### [Required task]
Reproduce the listing below exactly, minus its pictures.

══════════

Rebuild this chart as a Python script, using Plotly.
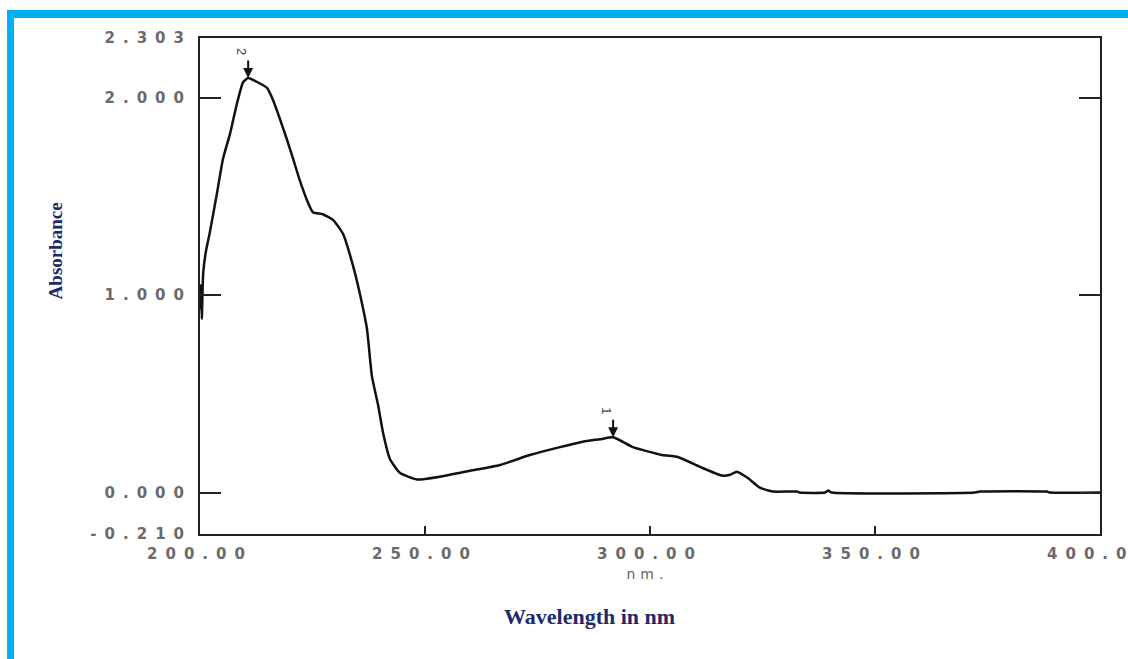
import plotly.graph_objects as go

# ---- data ----
wavelength = [200.0, 200.2, 200.4, 200.7, 201.3, 202.2, 203.8, 205.1, 206.7, 208.2,
              209.6, 210.7, 212.7, 214.9, 216.2, 217.8, 219.3, 220.7, 222.2, 223.8,
              225.1, 227.3, 229.6, 231.8, 234.0, 235.6, 237.1, 238.2, 239.6, 240.7,
              242.2, 244.4, 248.2, 253.3, 260.0, 266.7, 273.3, 280.0, 285.6, 288.9,
              291.8, 296.2, 302.7, 306.2, 311.1, 316.0, 317.8, 319.3, 321.6, 324.4,
              327.3, 332.7, 333.3, 338.9, 339.6, 340.4, 372.2, 373.3, 388.2, 388.9,
              400.0]
absorbance = [0.93, 1.05, 0.88, 1.11, 1.22, 1.32, 1.52, 1.69, 1.82, 1.97,
              2.08, 2.10, 2.08, 2.05, 1.99, 1.89, 1.79, 1.69, 1.58, 1.48,
              1.42, 1.41, 1.38, 1.31, 1.15, 1.00, 0.83, 0.59, 0.44, 0.30,
              0.17, 0.10, 0.066, 0.08, 0.11, 0.14, 0.19, 0.23, 0.26, 0.27,
              0.28, 0.23, 0.19, 0.18, 0.13, 0.086, 0.09, 0.106, 0.076, 0.025,
              0.005, 0.005, 0.0, 0.0, 0.01, 0.0, 0.0, 0.005, 0.005, 0.0,
              0.0]

x_tickvals = [200, 250, 300, 350, 400]
x_ticktext = ["200.00", "250.00", "300.00", "350.00", "400.00"]
y_tickvals = [-0.21, 0.0, 1.0, 2.0, 2.303]
y_ticktext = ["-0.210", "0.000", "1.000", "2.000", "2.303"]
peak_labels = ["2", "1"]

# peaks derived from data
i2 = max(range(len(absorbance)), key=lambda i: absorbance[i])
tail = [i for i in range(len(wavelength)) if wavelength[i] > 260]
i1 = max(tail, key=lambda i: absorbance[i])
peaks = [i2, i1]

fig = go.Figure()
fig.add_trace(go.Scatter(x=wavelength, y=absorbance, mode="lines",
                         line=dict(color="#111111", width=2.5, shape="spline", smoothing=0.5),
                         showlegend=False, hoverinfo="skip"))

tick_font = dict(family="DejaVu Sans, sans-serif", size=15, color="#6a6a6a", weight="bold")
title_color = "#1f2a6b"

fig.update_xaxes(range=[200, 400], tickvals=x_tickvals, ticktext=x_ticktext,
                 ticks="inside", ticklen=8, tickwidth=2, tickcolor="#222",
                 showline=True, linecolor="#222", linewidth=2, mirror=True,
                 showgrid=False, zeroline=False, tickfont=tick_font,
                 ticklabelstandoff=5, ticklabeloverflow="allow", automargin=False)
fig.update_yaxes(range=[-0.21, 2.303], tickvals=y_tickvals, ticktext=y_ticktext,
                 ticks="inside", ticklen=21, tickwidth=2, tickcolor="#222",
                 showline=True, linecolor="#222", linewidth=2, mirror="ticks",
                 showgrid=False, zeroline=False, tickfont=tick_font,
                 ticklabelstandoff=3, ticklabeloverflow="allow", automargin=False)

annotations = []
for lab, idx in zip(peak_labels, peaks):
    annotations.append(dict(x=wavelength[idx], y=absorbance[idx], xref="x", yref="y",
                            text="", showarrow=True, ax=0, ay=-19,
                            arrowhead=2, arrowsize=1, arrowwidth=2, arrowcolor="#111"))
    annotations.append(dict(x=wavelength[idx], y=absorbance[idx], xref="x", yref="y",
                            text=lab, showarrow=False, textangle=90,
                            xshift=-6, yshift=27,
                            font=dict(family="Liberation Sans, Arial", size=13, color="#444")))

annotations.append(dict(text="<b>Absorbance</b>", x=-0.161, y=0.57, xref="paper", yref="paper",
                        xanchor="center", yanchor="middle",
                        showarrow=False, textangle=-90,
                        font=dict(family="Liberation Serif, Times New Roman, serif", size=19,
                                  color=title_color)))
annotations.append(dict(text="<b>Wavelength in nm</b>", x=0.433, y=-0.167, xref="paper", yref="paper",
                        xanchor="center", yanchor="middle",
                        showarrow=False,
                        font=dict(family="Liberation Serif, Times New Roman, serif", size=22,
                                  color=title_color)))
annotations.append(dict(text="nm.", x=0.497, y=-0.08, xref="paper", yref="paper",
                        xanchor="center", yanchor="middle",
                        showarrow=False,
                        font=dict(family="DejaVu Sans, sans-serif", size=14, color="#666666")))

blue = "#00b0f0"
shapes = [
    dict(type="rect", xref="paper", yref="paper", x0=-0.2144, x1=1.05, y0=1.0403, y1=1.0565,
         fillcolor=blue, line=dict(width=0), layer="above"),
    dict(type="rect", xref="paper", yref="paper", x0=-0.2144, x1=-0.2067, y0=-0.27, y1=1.0565,
         fillcolor=blue, line=dict(width=0), layer="above"),
]

fig.update_layout(width=1128, height=659,
                  margin=dict(l=200, r=28, t=38, b=125, autoexpand=False),
                  paper_bgcolor="white", plot_bgcolor="white",
                  annotations=annotations, shapes=shapes, showlegend=False)

post = """
document.body.style.margin = '0';
document.body.style.overflow = 'hidden';
var gd = document.getElementById('{plot_id}');
gd.querySelectorAll('.xtick text, .ytick text').forEach(function(t){ t.style.letterSpacing = '8px'; });
gd.querySelectorAll('.annotation-text').forEach(function(t){ if (t.textContent === 'nm.') { t.style.letterSpacing = '5px'; } });
"""
fig.write_html("out.html", post_script=post, config={"displayModeBar": False})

══════════

### [Response to the task]
Rebuild this chart as a Python script, using Plotly.
import plotly.graph_objects as go

# ---- data ----
wavelength = [200.0, 200.2, 200.4, 200.7, 201.3, 202.2, 203.8, 205.1, 206.7, 208.2,
              209.6, 210.7, 212.7, 214.9, 216.2, 217.8, 219.3, 220.7, 222.2, 223.8,
              225.1, 227.3, 229.6, 231.8, 234.0, 235.6, 237.1, 238.2, 239.6, 240.7,
              242.2, 244.4, 248.2, 253.3, 260.0, 266.7, 273.3, 280.0, 285.6, 288.9,
              291.8, 296.2, 302.7, 306.2, 311.1, 316.0, 317.8, 319.3, 321.6, 324.4,
              327.3, 332.7, 333.3, 338.9, 339.6, 340.4, 372.2, 373.3, 388.2, 388.9,
              400.0]
absorbance = [0.93, 1.05, 0.88, 1.11, 1.22, 1.32, 1.52, 1.69, 1.82, 1.97,
              2.08, 2.10, 2.08, 2.05, 1.99, 1.89, 1.79, 1.69, 1.58, 1.48,
              1.42, 1.41, 1.38, 1.31, 1.15, 1.00, 0.83, 0.59, 0.44, 0.30,
              0.17, 0.10, 0.066, 0.08, 0.11, 0.14, 0.19, 0.23, 0.26, 0.27,
              0.28, 0.23, 0.19, 0.18, 0.13, 0.086, 0.09, 0.106, 0.076, 0.025,
              0.005, 0.005, 0.0, 0.0, 0.01, 0.0, 0.0, 0.005, 0.005, 0.0,
              0.0]

x_tickvals = [200, 250, 300, 350, 400]
x_ticktext = ["200.00", "250.00", "300.00", "350.00", "400.00"]
y_tickvals = [-0.21, 0.0, 1.0, 2.0, 2.303]
y_ticktext = ["-0.210", "0.000", "1.000", "2.000", "2.303"]
peak_labels = ["2", "1"]

# peaks derived from data
i2 = max(range(len(absorbance)), key=lambda i: absorbance[i])
tail = [i for i in range(len(wavelength)) if wavelength[i] > 260]
i1 = max(tail, key=lambda i: absorbance[i])
peaks = [i2, i1]

fig = go.Figure()
fig.add_trace(go.Scatter(x=wavelength, y=absorbance, mode="lines",
                         line=dict(color="#111111", width=2.5, shape="spline", smoothing=0.5),
                         showlegend=False, hoverinfo="skip"))

tick_font = dict(family="DejaVu Sans, sans-serif", size=15, color="#6a6a6a", weight="bold")
title_color = "#1f2a6b"

fig.update_xaxes(range=[200, 400], tickvals=x_tickvals, ticktext=x_ticktext,
                 ticks="inside", ticklen=8, tickwidth=2, tickcolor="#222",
                 showline=True, linecolor="#222", linewidth=2, mirror=True,
                 showgrid=False, zeroline=False, tickfont=tick_font,
                 ticklabelstandoff=5, ticklabeloverflow="allow", automargin=False)
fig.update_yaxes(range=[-0.21, 2.303], tickvals=y_tickvals, ticktext=y_ticktext,
                 ticks="inside", ticklen=21, tickwidth=2, tickcolor="#222",
                 showline=True, linecolor="#222", linewidth=2, mirror="ticks",
                 showgrid=False, zeroline=False, tickfont=tick_font,
                 ticklabelstandoff=3, ticklabeloverflow="allow", automargin=False)

annotations = []
for lab, idx in zip(peak_labels, peaks):
    annotations.append(dict(x=wavelength[idx], y=absorbance[idx], xref="x", yref="y",
                            text="", showarrow=True, ax=0, ay=-19,
                            arrowhead=2, arrowsize=1, arrowwidth=2, arrowcolor="#111"))
    annotations.append(dict(x=wavelength[idx], y=absorbance[idx], xref="x", yref="y",
                            text=lab, showarrow=False, textangle=90,
                            xshift=-6, yshift=27,
                            font=dict(family="Liberation Sans, Arial", size=13, color="#444")))

annotations.append(dict(text="<b>Absorbance</b>", x=-0.161, y=0.57, xref="paper", yref="paper",
                        xanchor="center", yanchor="middle",
                        showarrow=False, textangle=-90,
                        font=dict(family="Liberation Serif, Times New Roman, serif", size=19,
                                  color=title_color)))
annotations.append(dict(text="<b>Wavelength in nm</b>", x=0.433, y=-0.167, xref="paper", yref="paper",
                        xanchor="center", yanchor="middle",
                        showarrow=False,
                        font=dict(family="Liberation Serif, Times New Roman, serif", size=22,
                                  color=title_color)))
annotations.append(dict(text="nm.", x=0.497, y=-0.08, xref="paper", yref="paper",
                        xanchor="center", yanchor="middle",
                        showarrow=False,
                        font=dict(family="DejaVu Sans, sans-serif", size=14, color="#666666")))

blue = "#00b0f0"
shapes = [
    dict(type="rect", xref="paper", yref="paper", x0=-0.2144, x1=1.05, y0=1.0403, y1=1.0565,
         fillcolor=blue, line=dict(width=0), layer="above"),
    dict(type="rect", xref="paper", yref="paper", x0=-0.2144, x1=-0.2067, y0=-0.27, y1=1.0565,
         fillcolor=blue, line=dict(width=0), layer="above"),
]

fig.update_layout(width=1128, height=659,
                  margin=dict(l=200, r=28, t=38, b=125, autoexpand=False),
                  paper_bgcolor="white", plot_bgcolor="white",
                  annotations=annotations, shapes=shapes, showlegend=False)

post = """
document.body.style.margin = '0';
document.body.style.overflow = 'hidden';
var gd = document.getElementById('{plot_id}');
gd.querySelectorAll('.xtick text, .ytick text').forEach(function(t){ t.style.letterSpacing = '8px'; });
gd.querySelectorAll('.annotation-text').forEach(function(t){ if (t.textContent === 'nm.') { t.style.letterSpacing = '5px'; } });
"""
fig.write_html("out.html", post_script=post, config={"displayModeBar": False})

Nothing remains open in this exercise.